# INPUT DATA:
-------

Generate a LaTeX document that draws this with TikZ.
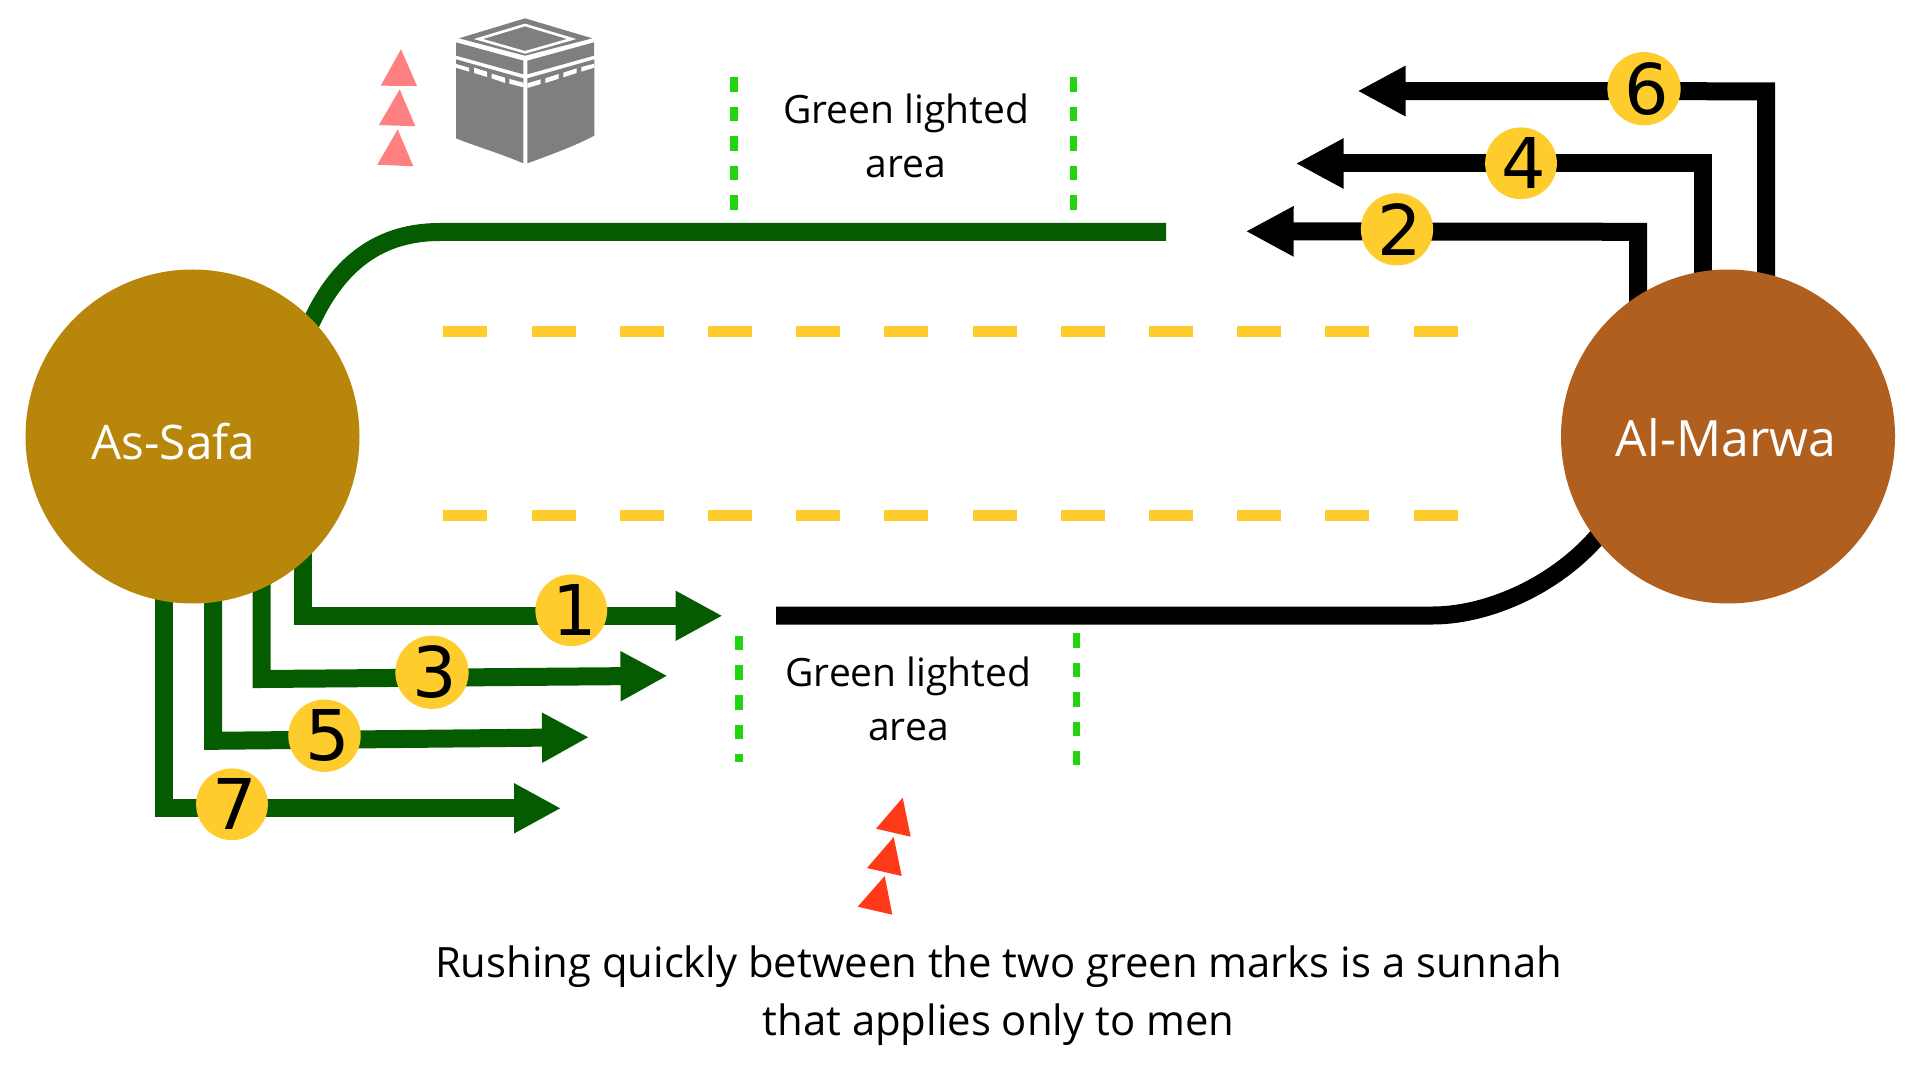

-------

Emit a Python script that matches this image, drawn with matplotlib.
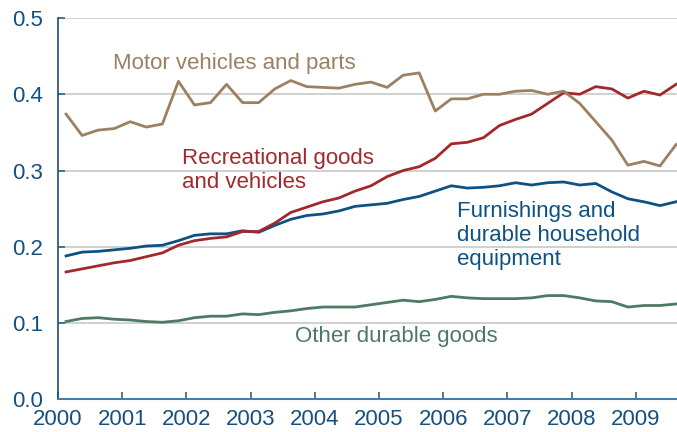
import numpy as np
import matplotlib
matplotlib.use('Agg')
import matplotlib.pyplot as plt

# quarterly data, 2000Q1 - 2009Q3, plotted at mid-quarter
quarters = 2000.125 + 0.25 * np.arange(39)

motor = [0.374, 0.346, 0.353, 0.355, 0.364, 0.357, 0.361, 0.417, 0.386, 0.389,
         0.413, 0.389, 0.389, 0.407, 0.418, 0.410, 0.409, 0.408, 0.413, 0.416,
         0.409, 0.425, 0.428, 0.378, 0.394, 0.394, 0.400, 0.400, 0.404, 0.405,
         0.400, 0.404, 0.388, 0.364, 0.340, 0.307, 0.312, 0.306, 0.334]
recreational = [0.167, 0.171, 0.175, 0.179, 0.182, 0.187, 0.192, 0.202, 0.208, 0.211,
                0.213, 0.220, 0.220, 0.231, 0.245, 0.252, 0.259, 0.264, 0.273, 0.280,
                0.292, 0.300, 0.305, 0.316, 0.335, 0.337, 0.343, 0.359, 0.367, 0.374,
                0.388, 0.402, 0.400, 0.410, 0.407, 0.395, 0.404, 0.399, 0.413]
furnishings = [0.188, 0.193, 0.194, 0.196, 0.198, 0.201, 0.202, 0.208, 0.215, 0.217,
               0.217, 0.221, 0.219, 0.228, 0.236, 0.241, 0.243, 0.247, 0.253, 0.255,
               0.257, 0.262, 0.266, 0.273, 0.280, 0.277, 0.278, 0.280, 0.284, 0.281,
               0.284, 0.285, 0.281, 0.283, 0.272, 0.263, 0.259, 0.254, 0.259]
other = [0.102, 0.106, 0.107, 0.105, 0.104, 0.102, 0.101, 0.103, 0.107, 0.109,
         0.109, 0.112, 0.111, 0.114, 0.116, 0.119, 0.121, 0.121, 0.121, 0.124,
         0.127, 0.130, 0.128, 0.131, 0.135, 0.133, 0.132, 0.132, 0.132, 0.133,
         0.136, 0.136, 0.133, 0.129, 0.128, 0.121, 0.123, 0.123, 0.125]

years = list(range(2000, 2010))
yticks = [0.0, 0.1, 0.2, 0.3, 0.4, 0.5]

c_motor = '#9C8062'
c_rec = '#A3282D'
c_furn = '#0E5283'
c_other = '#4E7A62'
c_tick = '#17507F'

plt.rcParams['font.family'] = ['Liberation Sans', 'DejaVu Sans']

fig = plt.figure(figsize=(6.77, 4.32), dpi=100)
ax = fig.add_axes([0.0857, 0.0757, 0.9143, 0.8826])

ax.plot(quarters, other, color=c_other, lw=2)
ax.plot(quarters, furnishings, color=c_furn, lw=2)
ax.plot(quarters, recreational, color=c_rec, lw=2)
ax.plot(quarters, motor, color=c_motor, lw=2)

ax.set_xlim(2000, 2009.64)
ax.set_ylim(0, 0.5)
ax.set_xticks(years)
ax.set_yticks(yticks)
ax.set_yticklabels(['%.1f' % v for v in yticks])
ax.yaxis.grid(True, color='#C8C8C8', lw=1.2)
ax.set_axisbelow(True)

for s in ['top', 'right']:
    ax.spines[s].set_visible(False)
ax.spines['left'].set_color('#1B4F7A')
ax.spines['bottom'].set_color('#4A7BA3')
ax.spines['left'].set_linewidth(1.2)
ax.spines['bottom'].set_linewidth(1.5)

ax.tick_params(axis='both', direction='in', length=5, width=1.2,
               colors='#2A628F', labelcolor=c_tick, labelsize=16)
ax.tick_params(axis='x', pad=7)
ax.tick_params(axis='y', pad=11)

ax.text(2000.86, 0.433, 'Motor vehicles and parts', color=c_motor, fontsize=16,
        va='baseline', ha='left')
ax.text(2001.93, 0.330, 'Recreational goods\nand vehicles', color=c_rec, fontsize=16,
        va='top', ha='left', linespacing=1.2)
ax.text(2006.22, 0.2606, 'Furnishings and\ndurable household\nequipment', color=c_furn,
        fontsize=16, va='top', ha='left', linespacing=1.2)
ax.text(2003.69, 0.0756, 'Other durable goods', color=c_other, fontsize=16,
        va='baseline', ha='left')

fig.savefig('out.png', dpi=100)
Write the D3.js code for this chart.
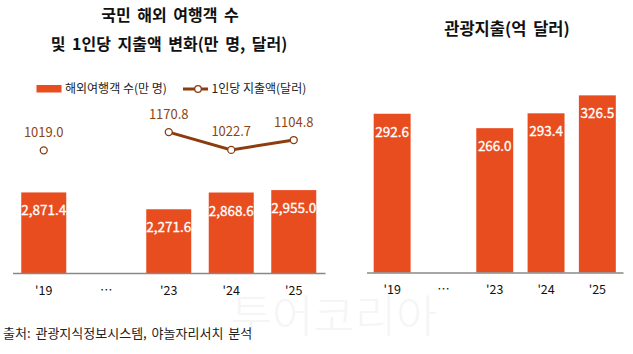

-------

Write out the lines running from the one that contains "Emit a Python" through the one that contains "plt.rcParams['font.family'] = ['Liberation", ends included, and nothing else. Pictures stay out of the copy.

Emit a Python script that matches this image, drawn with matplotlib.
import numpy as np
import matplotlib
matplotlib.use('Agg')
import matplotlib.pyplot as plt

# quarterly data, 2000Q1 - 2009Q3, plotted at mid-quarter
quarters = 2000.125 + 0.25 * np.arange(39)

motor = [0.374, 0.346, 0.353, 0.355, 0.364, 0.357, 0.361, 0.417, 0.386, 0.389,
         0.413, 0.389, 0.389, 0.407, 0.418, 0.410, 0.409, 0.408, 0.413, 0.416,
         0.409, 0.425, 0.428, 0.378, 0.394, 0.394, 0.400, 0.400, 0.404, 0.405,
         0.400, 0.404, 0.388, 0.364, 0.340, 0.307, 0.312, 0.306, 0.334]
recreational = [0.167, 0.171, 0.175, 0.179, 0.182, 0.187, 0.192, 0.202, 0.208, 0.211,
                0.213, 0.220, 0.220, 0.231, 0.245, 0.252, 0.259, 0.264, 0.273, 0.280,
                0.292, 0.300, 0.305, 0.316, 0.335, 0.337, 0.343, 0.359, 0.367, 0.374,
                0.388, 0.402, 0.400, 0.410, 0.407, 0.395, 0.404, 0.399, 0.413]
furnishings = [0.188, 0.193, 0.194, 0.196, 0.198, 0.201, 0.202, 0.208, 0.215, 0.217,
               0.217, 0.221, 0.219, 0.228, 0.236, 0.241, 0.243, 0.247, 0.253, 0.255,
               0.257, 0.262, 0.266, 0.273, 0.280, 0.277, 0.278, 0.280, 0.284, 0.281,
               0.284, 0.285, 0.281, 0.283, 0.272, 0.263, 0.259, 0.254, 0.259]
other = [0.102, 0.106, 0.107, 0.105, 0.104, 0.102, 0.101, 0.103, 0.107, 0.109,
         0.109, 0.112, 0.111, 0.114, 0.116, 0.119, 0.121, 0.121, 0.121, 0.124,
         0.127, 0.130, 0.128, 0.131, 0.135, 0.133, 0.132, 0.132, 0.132, 0.133,
         0.136, 0.136, 0.133, 0.129, 0.128, 0.121, 0.123, 0.123, 0.125]

years = list(range(2000, 2010))
yticks = [0.0, 0.1, 0.2, 0.3, 0.4, 0.5]

c_motor = '#9C8062'
c_rec = '#A3282D'
c_furn = '#0E5283'
c_other = '#4E7A62'
c_tick = '#17507F'

plt.rcParams['font.family'] = ['Liberation Sans', 'DejaVu Sans']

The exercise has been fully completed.